There were plenty of other kid-friendly science fiction and fantasy films in the 1980s, but nobody was able to bottle the magic of Spielberg's tale of a lovable alien who befriends a fatherless boy. I'm hard-pressed to think of any successful films since E.T. that feature a friendship with a cute alien as the main axis. The most obvious failed imitator was the widely reviled Mac and Me, but you could also argue that Howard the Duck and DARYL tried and failed to capture the cuteness and sweetness of E.T.
The Narnia films (which had their own hugely popular book series to draw on) are the closest things to hit epic fantasy movies in the wake of Peter Jackson's Tolkien adaptations. But even Narnia petered out after the first film. And other attempts to capitalize on Rings, like Golden Compass and Eragon, failed domestically. (Eragon did do well overseas, however, which counts for something.) It's actually kind of surprising how little epic fantasy there is on the big screen.
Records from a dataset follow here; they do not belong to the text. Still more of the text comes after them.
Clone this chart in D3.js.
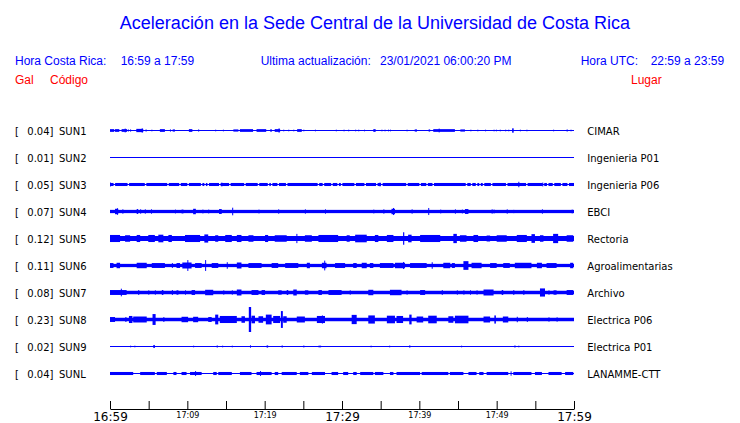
<!DOCTYPE html>
<html><head><meta charset="utf-8">
<script src="https://cdn.jsdelivr.net/npm/d3@7"></script>
<style>html,body{margin:0;padding:0;background:#fff;}svg{display:block;}</style>
</head><body>
<svg id="chart" width="740" height="423"></svg>
<script>
// ---------- data ----------
const stations = ["SUN1","SUN2","SUN3","SUN4","SUN5","SUN6","SUN7","SUN8","SUN9","SUNL"];
const peaks    = [0.04,0.01,0.05,0.07,0.12,0.11,0.08,0.23,0.02,0.04];
const places   = ["CIMAR","Ingenieria P01","Ingenieria P06","EBCI","Rectoria","Agroalimentarias","Archivo","Electrica P06","Electrica P01","LANAMME-CTT"];
const bandAmp  = [0,0,0.028,0.03,0.046,0.03,0.032,0.032,0,0];   // gal, continuous noise band
const tickMinutes = [0,5,10,15,20,25,30,35,40,45,50,55,60];
const tickLabels  = ["16:59","","17:09","","17:19","","17:29","","17:39","","17:49","","17:59"];
const majorLabels = ["16:59","17:29","17:59"];

// bursts: [start minute, end minute, half amplitude gal]
const burstsSUN1 = [[0,0.55,.025],[0.65,1.2,.025],[1.5,2.2,.025],[1.9,2.0,.035],[2.3,2.42,.02],[2.6,2.72,.02],[3.4,4.3,.03],[4.1,4.22,.04],[4.6,4.72,.02],[5.35,5.47,.015],[6.45,7.1,.025],[7.75,7.87,.02],[8.1,8.4,.02],[10.2,10.65,.025],[11.4,11.52,.02],[13.6,13.72,.015],[14.6,14.72,.015],[15.95,16.6,.02],[16.8,18.5,.025],[18.95,20.2,.025],[20.7,20.95,.02],[21.3,22,.025],[21.8,21.92,.04],[22.4,22.52,.015],[23.05,23.17,.015],[23.7,23.82,.015],[24.2,24.8,.025],[25,25.12,.015],[26.5,26.62,.015],[29.2,29.32,.015],[30.2,30.32,.015],[30.8,30.92,.015],[31.7,31.82,.015],[32.1,32.22,.015],[32.85,32.97,.015],[34.05,34.35,.025],[35.1,35.22,.015],[35.5,35.62,.015],[35.95,36.07,.015],[36.2,36.32,.015],[38.35,38.47,.015],[39.4,39.7,.02],[41.2,41.4,.02],[41.8,44.6,.025],[42.5,42.62,.035],[45.3,45.9,.02],[46.6,46.72,.015],[47.5,47.62,.015],[48.5,48.62,.015],[49.6,49.72,.015],[49.9,50.02,.015],[50.4,50.52,.015],[51.1,51.22,.015],[51.5,51.62,.015],[52,52.2,.04],[53,53.12,.015],[53.85,53.97,.015],[57.3,57.42,.015],[59.05,59.17,.02],[59.55,59.67,.015]];
const burstsSUN2 = [];
const burstsSUN3 = [[0,0.12,.035],[14.4,14.52,.035],[34.85,34.97,.035],[52.8,52.92,.05],[55.9,56.02,.035]];
const gapsSUN3 = [0.56,2.37,4.6,7.5,9.05,10.1,11.85,12.3,12.7,14.2,15.5,17.45,19.2,20.5,20.9,21.75,22.85,26.95,27.6,28.7,29.5,29.95,31.7,33,34.5,35.15,38.4,40.1,41,41.8,46.1,46.75,47.4,47.85,48.3,49.35,51.3,53.9,56.05,56.6,57.35,58.4,59.25];
const burstsSUN4 = [[0.65,1.07,.05],[0.9,1.02,.06],[1.6,1.72,.04],[3.45,3.65,.045],[3.9,4.02,.04],[4.5,4.62,.04],[5.3,5.42,.04],[8.4,8.52,.035],[9.25,9.5,.035],[10.75,11.1,.05],[11.95,12.07,.035],[12.7,12.82,.035],[14.1,14.45,.045],[15.8,15.92,.07],[19.2,19.32,.035],[21.75,21.87,.04],[25.2,25.32,.04],[27.8,27.92,.04],[34.05,34.17,.035],[35.35,35.47,.04],[36.4,36.85,.05],[36.6,36.72,.065],[39,39.12,.04],[41.15,41.27,.065],[42.7,42.82,.035],[44.6,44.72,.04],[45.5,45.62,.035],[45.9,46.35,.045],[49.35,49.47,.04],[49.6,49.72,.035],[51.3,51.42,.04],[52.15,52.27,.03],[55.85,55.97,.04],[59.7,59.82,.035]];
const burstsSUN5 = [[0,1.3,.065],[1.95,2.6,.06],[3.45,3.9,.065],[4.95,5.8,.065],[6.25,6.9,.07],[7.55,8,.065],[9.7,11.65,.065],[12.2,12.7,.075],[13.6,14,.06],[14.9,15.75,.065],[16.4,17,.065],[17.9,18.55,.06],[20.05,20.45,.065],[21.3,22.85,.06],[24.1,24.22,.085],[25.2,26.1,.06],[26.95,29.5,.065],[30.6,31,.06],[31.7,33.2,.07],[34.25,34.7,.065],[35.8,36.65,.065],[37.9,38.05,.115],[38.55,39,.07],[40.1,42.7,.065],[44.4,44.85,.085],[45.25,46.1,.06],[47,47.6,.065],[48.7,49.15,.055],[50,51.3,.06],[52.6,53.9,.065],[54.5,54.95,.08],[55.6,56.05,.06],[57.3,57.95,.085],[59.05,59.9,.06]];
const burstsSUN6 = [[0,0.45,.045],[0.85,1.3,.05],[3.45,4.75,.05],[5.4,7.1,.045],[8,8.12,.045],[8.6,9.05,.045],[9.35,10.55,.055],[10,10.12,.1],[11,11.85,.045],[12.3,12.42,.1],[13.15,14,.045],[15.1,15.22,.06],[16.4,17,.055],[17.9,19.6,.045],[20.9,21.75,.045],[22.65,24.35,.045],[25.45,25.85,.05],[27.4,28,.05],[27.7,27.82,.09],[29.1,30.4,.045],[31.45,31.9,.045],[32.55,33.2,.05],[33.6,34.05,.045],[34.9,36.65,.045],[36.85,38.15,.05],[37.9,38.02,.065],[38.8,40.95,.045],[41.6,41.72,.06],[43.1,44,.05],[44.2,44.6,.045],[45.7,46.35,.08],[46.75,48.05,.05],[49.15,50,.045],[50.85,51.7,.045],[52.35,54.5,.05],[55.2,55.85,.05],[56.45,57.75,.045],[59.5,59.9,.05]];
const burstsSUN7 = [[0,2.15,.045],[1.4,1.52,.07],[3.65,3.77,.045],[4.95,5.07,.04],[5.8,5.92,.04],[6.7,6.9,.045],[8,8.12,.045],[8.6,8.85,.04],[9.7,9.82,.04],[10.55,11,.045],[12.3,13.35,.05],[14.65,14.77,.04],[15.75,15.87,.04],[16.4,17,.055],[18.3,19.2,.045],[19.6,20.05,.045],[21.75,22.2,.04],[22.85,23.05,.045],[23.7,24.15,.055],[25.2,25.65,.04],[26.95,27.4,.045],[28.25,29.95,.045],[31,31.12,.04],[33.4,34.05,.05],[36.2,37.7,.05],[38.35,38.47,.04],[40.1,40.75,.045],[42.9,43.02,.045],[44.85,44.97,.04],[45.7,45.82,.04],[46.55,46.67,.04],[47.4,47.52,.04],[48.3,49.6,.055],[50.65,50.85,.045],[52.15,52.27,.045],[53.45,53.57,.045],[55.6,56.25,.075],[56.7,56.82,.04],[57.35,57.75,.04],[59.05,59.9,.045]];
const burstsSUN8 = [[0,0.65,.045],[1.95,2.15,.04],[2.45,2.9,.065],[3,4.75,.055],[5.5,5.9,.1],[6.9,7.02,.045],[9.25,10.1,.05],[10.75,11.4,.05],[12.7,13.15,.045],[13.6,14,.09],[14.2,16.4,.065],[17,17.45,.06],[17.95,18.25,.23],[18.3,18.75,.07],[19.2,19.8,.06],[20.15,20.9,.09],[21.1,22,.065],[22.1,22.35,.155],[22.4,22.85,.06],[24.15,25.2,.055],[26.75,27.8,.065],[27.4,27.52,.075],[31.25,31.9,.085],[33.4,34.25,.075],[35.8,36.85,.07],[37.05,37.9,.065],[38.7,39,.09],[39.65,40.5,.055],[41.15,42.25,.07],[43.75,44.4,.06],[44.6,46.35,.07],[48.3,49.15,.055],[49.7,49.9,.075],[50.8,51.5,.055],[52.6,52.72,.05],[53.9,54.02,.045],[56.7,56.82,.04],[57.75,57.87,.04]];
const burstsSUN9 = [[2.6,2.72,.015],[3.15,3.27,.015],[5.6,5.8,.028],[10.75,10.87,.015],[13.8,13.92,.02],[14.5,14.62,.015],[15.75,15.87,.015],[18.1,18.22,.022],[20.25,20.45,.02],[22.2,22.32,.02],[25,25.12,.018],[26.95,27.3,.015],[33.7,33.82,.015],[36.1,36.22,.015],[38.7,38.82,.022],[45.4,45.52,.015],[52.3,52.42,.02],[52.8,52.92,.015]];
const burstsSUNL = [[0,3,.028],[3.9,5.8,.028],[6.05,7.35,.028],[8.2,8.6,.028],[9.25,9.9,.028],[10.35,11.85,.028],[11,11.12,.045],[13.35,13.8,.028],[14,15.75,.028],[16.8,18.3,.028],[18.95,20.9,.028],[19.4,19.52,.045],[21.3,21.75,.028],[22.2,24.15,.028],[24.55,25.65,.028],[26.1,27.8,.028],[28.65,29.5,.028],[30.15,30.8,.028],[31.45,31.9,.028],[32.35,34.05,.028],[34.25,35.35,.028],[36.2,36.65,.028],[37.05,40.1,.028],[40.3,43.75,.028],[43.95,45.7,.028],[46.35,47.4,.028],[47.75,48.3,.028],[48.7,51.5,.028],[51.8,51.92,.04],[52.15,54.5,.028],[54.95,55.85,.028],[56.7,58.4,.028],[58.85,59.9,.028]];
const bursts = [burstsSUN1,burstsSUN2,burstsSUN3,burstsSUN4,burstsSUN5,burstsSUN6,burstsSUN7,burstsSUN8,burstsSUN9,burstsSUNL];
const gaps = {SUN3: gapsSUN3};

// ---------- drawing ----------
const BLUE = "#0000ff", RED = "#ff0000";
const HEAD = "'Liberation Sans', Arial, sans-serif";
const MONO = "'DejaVu Sans', sans-serif";
const svg = d3.select("#chart");

const x = d3.scaleLinear().domain([0,60]).range([110,574]);
const yRow = d3.scalePoint().domain(stations).range([130.5,373.5]);
const amp = d3.scaleLinear().domain([0,0.23]).range([0,12.5]);

// header
svg.append("text").attr("x",375).attr("y",29).attr("text-anchor","middle")
  .attr("font-family",HEAD).attr("font-size",18).attr("fill",BLUE)
  .text("Aceleración en la Sede Central de la Universidad de Costa Rica");
const hdr = [
  [15,65,"Hora Costa Rica:",BLUE],[120.7,65,"16:59 a 17:59",BLUE],
  [260.7,65,"Ultima actualización:",BLUE],[380,65,"23/01/2021 06:00:20 PM",BLUE],
  [580.7,65,"Hora UTC:",BLUE],[650.7,65,"22:59 a 23:59",BLUE],
  [15,84,"Gal",RED],[50,84,"Código",RED],[631,84,"Lugar",RED]
];
svg.selectAll("text.hdr").data(hdr).join("text").attr("class","hdr")
  .attr("x",d=>d[0]).attr("y",d=>d[1]).attr("fill",d=>d[3])
  .attr("font-family",HEAD).attr("font-size",12).text(d=>d[2]);

// traces
stations.forEach((s,i)=>{
  const g = svg.append("g");
  const cy = yRow(s);
  // thin base line
  g.append("rect").attr("x",x(0)).attr("width",x(60)-x(0))
    .attr("y",cy-0.5).attr("height",1).attr("fill",BLUE);
  // continuous band (minus gaps)
  if (bandAmp[i] > 0) {
    const gp = (gaps[s]||[]).slice().sort((a,b)=>a-b);
    const segs = [];
    let start = 0;
    gp.forEach(c=>{ segs.push([start, c-0.1]); start = c+0.1; });
    segs.push([start,60]);
    g.selectAll("rect.band").data(segs).join("rect").attr("class","band")
      .attr("x",d=>x(d[0])).attr("width",d=>Math.max(0,x(d[1])-x(d[0])))
      .attr("y",cy-amp(bandAmp[i])).attr("height",2*amp(bandAmp[i]))
      .attr("fill",BLUE);
  }
  g.selectAll("rect.burst").data(bursts[i]).join("rect").attr("class","burst")
    .attr("x",d=>x(d[0])).attr("width",d=>Math.max(1,x(d[1])-x(d[0])))
    .attr("y",d=>cy-amp(d[2])).attr("height",d=>2*amp(d[2]))
    .attr("fill",BLUE);

  // left labels
  svg.append("text").attr("x",15).attr("y",cy+4).attr("font-family",MONO)
    .attr("font-size",10).attr("fill","#000").text("[");
  svg.append("text").attr("x",53.5).attr("y",cy+4).attr("text-anchor","end").attr("font-family",MONO)
    .attr("font-size",10).attr("fill","#000").text(peaks[i].toFixed(2)+"]");
  svg.append("text").attr("x",59).attr("y",cy+4).attr("font-family",MONO)
    .attr("font-size",10).attr("fill","#000").text(s);
  svg.append("text").attr("x",587.3).attr("y",cy+4).attr("font-family",MONO)
    .attr("font-size",10).attr("fill","#000").text(places[i]);
});

// time axis
const axis = d3.axisBottom(x).tickValues(tickMinutes).tickSize(-8).tickSizeOuter(0)
  .tickFormat((d,i)=>tickLabels[i]);
const ag = svg.append("g").attr("transform","translate(0,409)").call(axis);
ag.select(".domain").attr("stroke","#000");
ag.selectAll(".tick line").attr("stroke","#000");
ag.selectAll(".tick text").attr("fill","#000").attr("font-family",MONO)
  .attr("font-size",(d,i)=>majorLabels.includes(tickLabels[i])?12:8);
</script>
</body></html>
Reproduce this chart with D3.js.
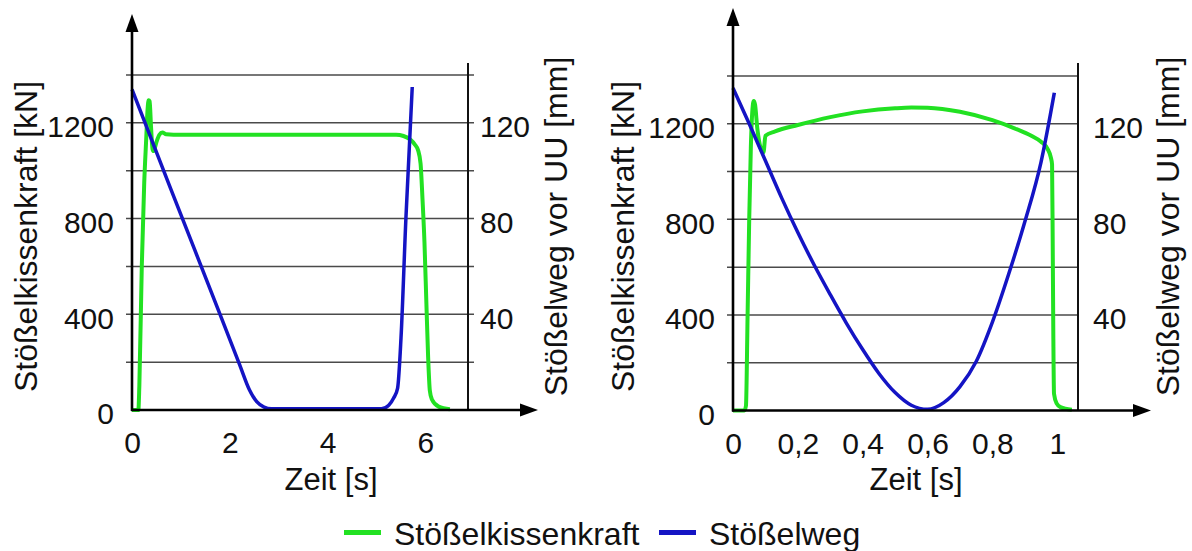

At one point, there were a million toy-and-game inspired movies in the pipeline, including Stretch Armstrong, Monopoly (directed by Ridley Scott!), and too many others to count. Then we were denied the pleasure of seeing Sorry: The Movie at the theater, after the first G.I. Joe underperformed and Battleship tanked. (Not to mention that we'll never get Boggle 2: The Final Sesquicentennial. Sob.)
What's fascinating about Avatar is that it was one of the biggest-selling movies of all time, and nobody really tried to copy it. There are no failed Avatar imitators, because there were no Avatar imitators. (You could argue that Avatar itself copied tons of stuff, but that's a topic for another day.) The only thing anybody copied from this film? The fact that it was in 3-D. There were no attempts at doing other movies about going to alien worlds, going native, colonialism, inhabiting an alien body, any of it.
Update: The secret ingredient is phone suggests that John Carter was an attempt to capitalize on Avatar's success, even though Avatar was partly based on the Edgar Rice Burroughs stories. That still makes sense, though.
This is the other huge mega-hit from the past several years, that absolutely nobody has even tried to copy. Other than the "BRAAAM" noise.